Improving diversity through pipeline programs
July 8, 2008

Cook County Circuit Judge Furmin D. Sessoms and U.S. District Judge David H. Coar listen to the students present their case during the final mock trial competition. (Photos by David Durochik)
Before 18-year-old Clayton Wilson started participating in mock trial competitions, his perception of lawyers was what he saw on television.
But by interacting face-to-face with members of the legal community, Wilson said, ”We are able to have a feeling of where these guys are from. In some cases their stories are replicas of where we are. It gives you a picture of what’s down the road. You are able to see that you can be a lawyer.”
Wilson was one of about 150 black male teens who participated in The Chicago Bar Association’s First Annual Donald Hubert Scholars Mock Trial Competition. Dressed in white shirts and red-and-yellow ties provided by the CBA, the teens spent the day in law firms and legal departments learning how to work up a case.

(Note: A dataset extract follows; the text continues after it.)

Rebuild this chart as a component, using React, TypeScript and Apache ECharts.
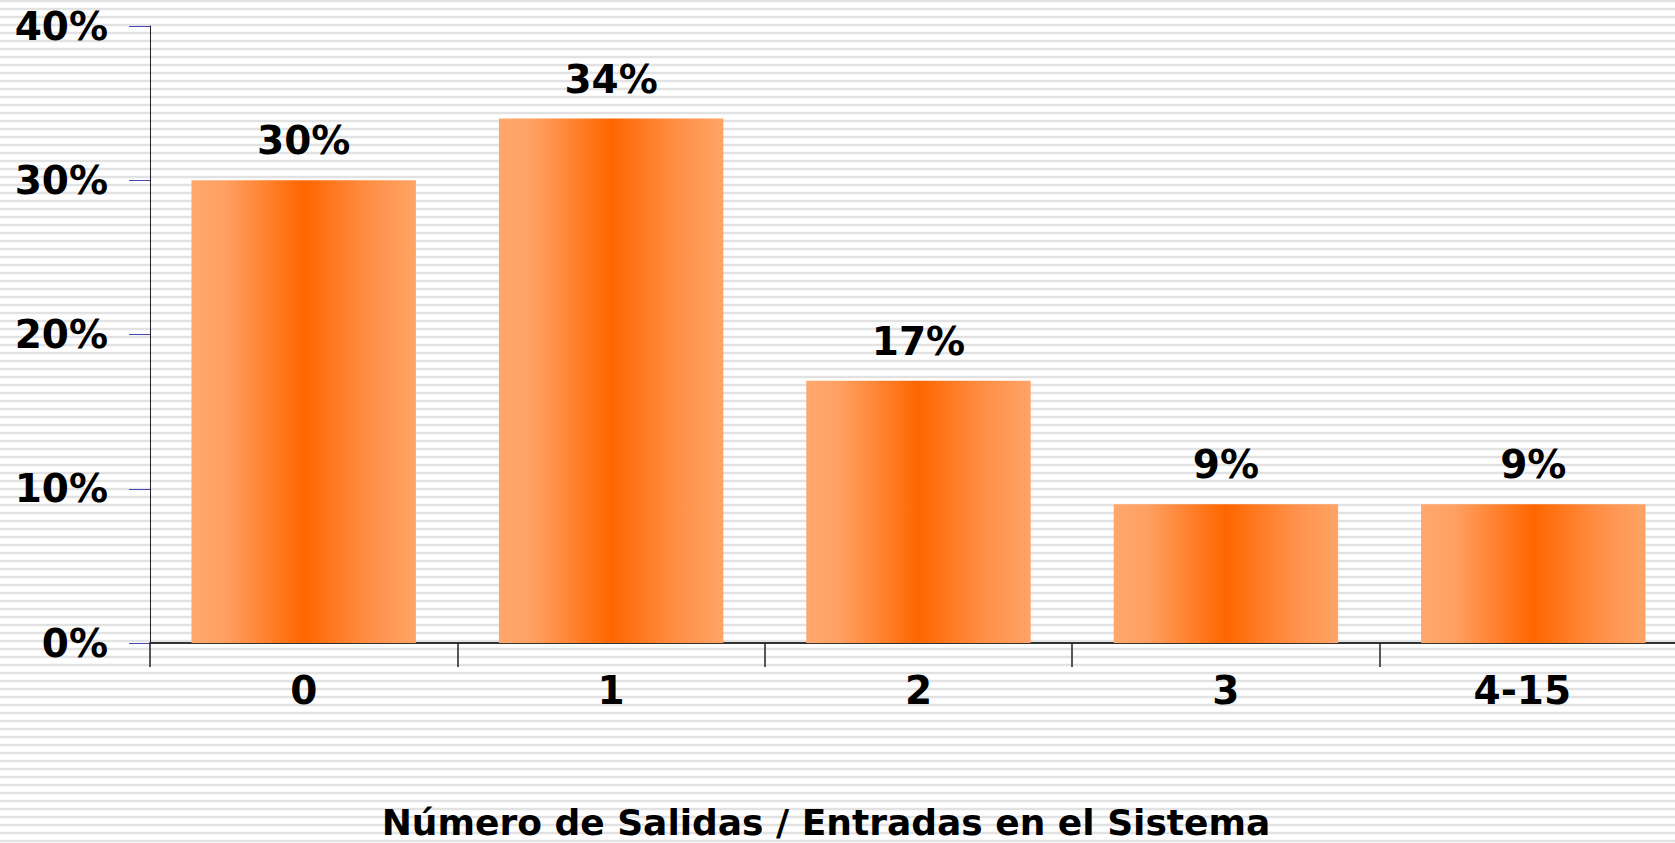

Members of the legal profession rated the students’ ability to represent the plaintiff or the defendant or to be a witness. The students with the highest ratings participated in the final mock trial later that afternoon in a federal courtroom.
While waiting for the results, judges and lawyers pointed out the judges’ photos decorating the walls and told the students that they too could have legal careers. Many of these professionals also shared their stories of how their economic backgrounds growing up mirrored the students’ lives.
”Kids need this in their lives. They need options,” said John Coleman, a sophomore at the Academy of Communications and Technology Charter School who participated in the competition. ”Events like this help them by encouraging them. They get to see older black men and they can think they can be like them, instead of those selling drugs on the street.”
Many lawyers and judges recognize that to create a more diverse legal community they must get involved in these types of pipeline programs because they widen the path for more minority and female students to attend college and law school.
Reaching young people before they graduate from high school, and teaching them early on about college may be the best way to improve the pipeline because waiting until law school may be too late.
And without improving the pipeline, the legal community will continue to lack the diversity it needs.
According to Chicago Lawyer’s 2008 diversity survey, 5 percent of the partners in the 92 firms that provided data are minorities, and 15.5 percent of all associates are minorities — numbers that essentially mirror last year’s statistics.
Victor P. Henderson, a partner at Holland & Knight and president of the CBA, said the mock trial program encourages teens to think down the road, and consider what they want their lives to be like.
”Black male students, in particular, are disproportionately underrepresented in law schools,” Henderson said. ”When they see a significant number of black men, in this case, who look like them and have gone through [law school], all of a sudden it opens up a world of possibilities.
”In a grand sense, the law and legal profession won’t be able to maximize their usefulness to society until man and woman, blacks and whites and Latinos are equitably represented in the profession, because all of these folks bring different viewpoints of the law.”
The issue at hand
Venu Gupta, executive director of the Chicago Committee on Minorities in Large Law Firms, said the Chicago Tribune reported in 2006 that six out of 100 Chicago public school freshmen will earn a bachelor’s degree by their mid-20s.
For African-American and Latino male freshmen, three out of 100 will earn a degree by age 25, she said.
According to Chicago Lawyer’s diversity survey, 21.7 percent of the law students attending the nine local law schools surveyed are minority students.
”If we don’t work to increase the number of [diverse] students who go to college, we won’t change what law firms look like,” Gupta said. ”In the past, the law firm community has been hesitant to get involved prior to law school because it was difficult to measure their return. But thankfully that has changed.”
Law firms and corporate legal departments will make real progress when they work together, Gupta said. If the trend doesn’t get reversed or the pool doesn’t get increased, then diversity in law firms will not improve. She said reaching young people before college may have a greater impact.
The committee is partnering with Scholarship Chicago, an organization that works to empower talented, academically ambitious, and broadly diverse students with college and career options.
They’ve created a joint initiative, Chicago LegalTrek, that they hope will bring together different legal organizations that already work on expanding the pipeline. The plan is to assist students every step of the way, and provide them with the substantive knowledge they need to understand the legal profession and consider law as a career, Gupta said.
Karen G. Foley, president of Scholarship Chicago, said two main tasks affect whether teens attend college.
First, the navigation process, such as completing financial aid forms and college applications, can be challenging to students, Foley said.
Secondly, students face difficulty in finding the right colleges for their skills and aspirations.
”If you can reach them early enough and let them know what it is that is required — give them the opportunity to match their course work with their career aspirations; give them an opportunity to have access to professionals in their field; and as they mature give them internships — they will step up and they will be great candidates for law school,” she said.

Congratulations on such an excellent project!
Wonderful program. Spending time to show pictures on the wall of black (or white) judges is somewhat pedantic. Children, teens and adults need to know the legal system is there to support, defend and fight for them.